— Exercise objective —
Return every line below in which "chart" appears.

--- start Task material ---

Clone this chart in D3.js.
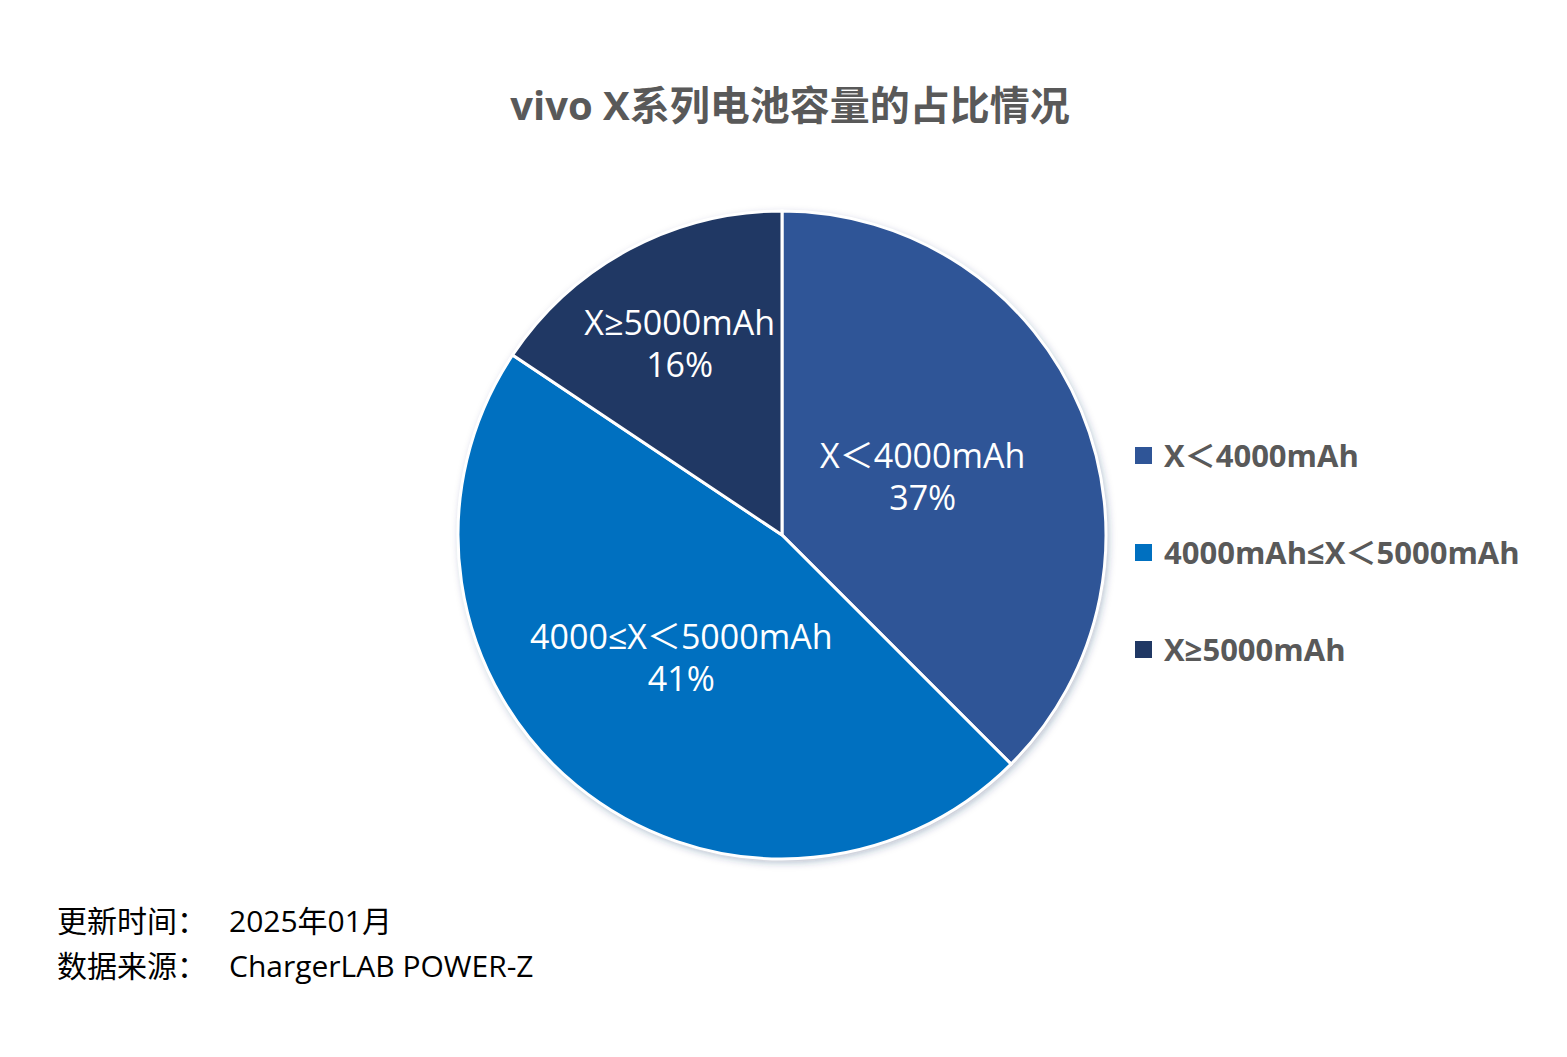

--- end Task material ---
--- start Task material ---

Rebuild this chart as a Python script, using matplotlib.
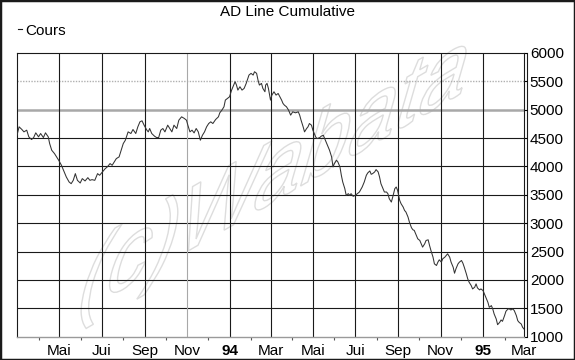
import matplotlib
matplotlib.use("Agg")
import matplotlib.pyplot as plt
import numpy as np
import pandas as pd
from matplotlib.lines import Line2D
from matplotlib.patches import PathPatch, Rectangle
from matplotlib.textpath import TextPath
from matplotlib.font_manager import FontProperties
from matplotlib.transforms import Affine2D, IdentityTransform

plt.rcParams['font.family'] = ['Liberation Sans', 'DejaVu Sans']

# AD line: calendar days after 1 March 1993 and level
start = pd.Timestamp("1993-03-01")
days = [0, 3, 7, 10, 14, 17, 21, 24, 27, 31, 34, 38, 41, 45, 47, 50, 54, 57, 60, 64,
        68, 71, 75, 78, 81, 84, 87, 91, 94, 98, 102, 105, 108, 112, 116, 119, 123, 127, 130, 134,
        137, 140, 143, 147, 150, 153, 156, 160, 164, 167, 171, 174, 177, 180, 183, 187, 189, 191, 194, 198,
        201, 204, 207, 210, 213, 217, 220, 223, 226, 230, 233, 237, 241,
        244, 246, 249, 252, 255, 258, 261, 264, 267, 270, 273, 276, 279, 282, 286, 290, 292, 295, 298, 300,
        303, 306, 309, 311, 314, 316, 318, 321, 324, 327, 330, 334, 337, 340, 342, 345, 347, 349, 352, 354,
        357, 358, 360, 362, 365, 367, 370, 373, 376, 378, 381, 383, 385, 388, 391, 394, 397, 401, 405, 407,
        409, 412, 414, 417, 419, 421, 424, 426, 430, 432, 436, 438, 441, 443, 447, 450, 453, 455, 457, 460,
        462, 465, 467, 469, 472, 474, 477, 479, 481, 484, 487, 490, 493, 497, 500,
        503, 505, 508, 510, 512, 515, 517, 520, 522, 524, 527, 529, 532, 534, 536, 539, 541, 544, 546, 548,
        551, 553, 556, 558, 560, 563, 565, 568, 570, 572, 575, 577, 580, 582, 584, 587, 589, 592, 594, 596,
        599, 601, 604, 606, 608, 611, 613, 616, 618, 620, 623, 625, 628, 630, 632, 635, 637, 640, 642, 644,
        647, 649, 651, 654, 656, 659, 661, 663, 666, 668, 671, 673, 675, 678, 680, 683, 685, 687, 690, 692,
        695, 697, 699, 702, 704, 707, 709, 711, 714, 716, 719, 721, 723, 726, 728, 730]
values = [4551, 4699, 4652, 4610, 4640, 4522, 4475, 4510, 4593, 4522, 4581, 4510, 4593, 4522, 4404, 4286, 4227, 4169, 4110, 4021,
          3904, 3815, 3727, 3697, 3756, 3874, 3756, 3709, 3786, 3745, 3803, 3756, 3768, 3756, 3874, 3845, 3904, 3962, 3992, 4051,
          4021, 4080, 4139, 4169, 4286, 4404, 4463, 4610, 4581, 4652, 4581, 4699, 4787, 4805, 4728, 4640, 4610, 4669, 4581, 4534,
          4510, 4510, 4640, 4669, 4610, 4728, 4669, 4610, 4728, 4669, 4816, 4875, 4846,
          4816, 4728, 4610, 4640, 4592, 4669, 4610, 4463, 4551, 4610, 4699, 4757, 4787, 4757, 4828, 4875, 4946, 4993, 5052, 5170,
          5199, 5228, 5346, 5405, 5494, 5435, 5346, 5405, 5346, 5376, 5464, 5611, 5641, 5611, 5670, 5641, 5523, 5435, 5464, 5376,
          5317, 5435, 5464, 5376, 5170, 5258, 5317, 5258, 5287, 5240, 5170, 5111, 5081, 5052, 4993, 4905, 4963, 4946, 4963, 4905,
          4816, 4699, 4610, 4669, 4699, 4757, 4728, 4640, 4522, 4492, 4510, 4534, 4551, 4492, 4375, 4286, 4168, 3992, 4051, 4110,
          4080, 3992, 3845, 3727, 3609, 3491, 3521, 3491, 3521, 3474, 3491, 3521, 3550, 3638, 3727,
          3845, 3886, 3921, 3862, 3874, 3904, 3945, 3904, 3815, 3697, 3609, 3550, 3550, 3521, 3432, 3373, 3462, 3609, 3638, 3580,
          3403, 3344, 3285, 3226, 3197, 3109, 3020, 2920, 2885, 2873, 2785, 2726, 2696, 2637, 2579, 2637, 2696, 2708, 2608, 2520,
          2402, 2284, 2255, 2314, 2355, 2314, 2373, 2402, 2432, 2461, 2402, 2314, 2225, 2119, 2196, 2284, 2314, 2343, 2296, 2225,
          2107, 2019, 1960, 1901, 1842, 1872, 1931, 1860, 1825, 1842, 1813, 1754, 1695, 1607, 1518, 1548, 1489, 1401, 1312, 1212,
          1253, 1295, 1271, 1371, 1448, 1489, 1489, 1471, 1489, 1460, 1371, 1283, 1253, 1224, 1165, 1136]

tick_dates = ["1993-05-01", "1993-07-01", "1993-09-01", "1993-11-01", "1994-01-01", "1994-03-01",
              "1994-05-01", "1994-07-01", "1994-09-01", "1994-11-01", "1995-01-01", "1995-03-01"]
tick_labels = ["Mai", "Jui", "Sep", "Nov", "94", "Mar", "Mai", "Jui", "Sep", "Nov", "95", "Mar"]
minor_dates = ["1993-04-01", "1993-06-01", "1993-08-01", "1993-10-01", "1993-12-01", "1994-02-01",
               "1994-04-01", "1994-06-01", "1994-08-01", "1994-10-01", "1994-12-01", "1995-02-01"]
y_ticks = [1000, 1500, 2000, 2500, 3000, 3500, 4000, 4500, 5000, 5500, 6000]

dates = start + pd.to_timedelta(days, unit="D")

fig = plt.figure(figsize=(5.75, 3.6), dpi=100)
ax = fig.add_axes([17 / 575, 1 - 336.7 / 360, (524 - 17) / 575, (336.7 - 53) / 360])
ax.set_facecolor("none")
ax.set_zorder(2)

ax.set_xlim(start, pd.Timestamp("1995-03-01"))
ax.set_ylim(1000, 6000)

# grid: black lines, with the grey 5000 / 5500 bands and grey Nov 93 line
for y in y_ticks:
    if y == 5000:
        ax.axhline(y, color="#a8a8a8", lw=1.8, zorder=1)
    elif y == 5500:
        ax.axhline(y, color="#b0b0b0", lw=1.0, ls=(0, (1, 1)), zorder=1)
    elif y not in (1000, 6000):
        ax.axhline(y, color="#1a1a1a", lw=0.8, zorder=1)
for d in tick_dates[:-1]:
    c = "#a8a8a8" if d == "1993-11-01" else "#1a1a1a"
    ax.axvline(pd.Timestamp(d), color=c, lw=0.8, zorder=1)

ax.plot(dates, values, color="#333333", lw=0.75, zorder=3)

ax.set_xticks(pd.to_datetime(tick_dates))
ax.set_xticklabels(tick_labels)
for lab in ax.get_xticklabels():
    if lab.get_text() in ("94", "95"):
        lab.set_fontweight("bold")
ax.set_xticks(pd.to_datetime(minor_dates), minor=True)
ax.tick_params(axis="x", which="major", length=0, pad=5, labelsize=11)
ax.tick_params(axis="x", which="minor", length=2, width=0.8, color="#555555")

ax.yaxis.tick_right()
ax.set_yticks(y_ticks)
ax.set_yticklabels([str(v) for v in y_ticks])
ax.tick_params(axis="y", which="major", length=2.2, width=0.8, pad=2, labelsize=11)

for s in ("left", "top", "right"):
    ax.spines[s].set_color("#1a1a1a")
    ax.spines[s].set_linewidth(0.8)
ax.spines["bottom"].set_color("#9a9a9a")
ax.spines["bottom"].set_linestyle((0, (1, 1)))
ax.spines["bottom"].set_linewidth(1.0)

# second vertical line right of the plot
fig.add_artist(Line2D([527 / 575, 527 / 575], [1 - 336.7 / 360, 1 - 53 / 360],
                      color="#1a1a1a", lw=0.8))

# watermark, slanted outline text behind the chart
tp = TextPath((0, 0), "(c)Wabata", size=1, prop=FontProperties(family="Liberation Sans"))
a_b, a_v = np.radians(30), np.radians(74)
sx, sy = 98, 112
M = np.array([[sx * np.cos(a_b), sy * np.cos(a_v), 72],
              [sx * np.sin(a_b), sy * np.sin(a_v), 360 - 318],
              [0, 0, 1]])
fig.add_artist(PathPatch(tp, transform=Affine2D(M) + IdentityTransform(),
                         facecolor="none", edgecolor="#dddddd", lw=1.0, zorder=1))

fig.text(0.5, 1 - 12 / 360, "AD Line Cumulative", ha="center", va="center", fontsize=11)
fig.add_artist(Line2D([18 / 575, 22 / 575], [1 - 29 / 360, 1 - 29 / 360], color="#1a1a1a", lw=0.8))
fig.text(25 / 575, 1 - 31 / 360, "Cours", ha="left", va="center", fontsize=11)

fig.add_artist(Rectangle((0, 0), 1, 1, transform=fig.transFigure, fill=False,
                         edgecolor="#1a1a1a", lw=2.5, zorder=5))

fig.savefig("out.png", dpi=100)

--- end Task material ---

— Response to this task —
Clone this chart in D3.js.
Rebuild this chart as a Python script, using matplotlib.
# watermark, slanted outline text behind the chart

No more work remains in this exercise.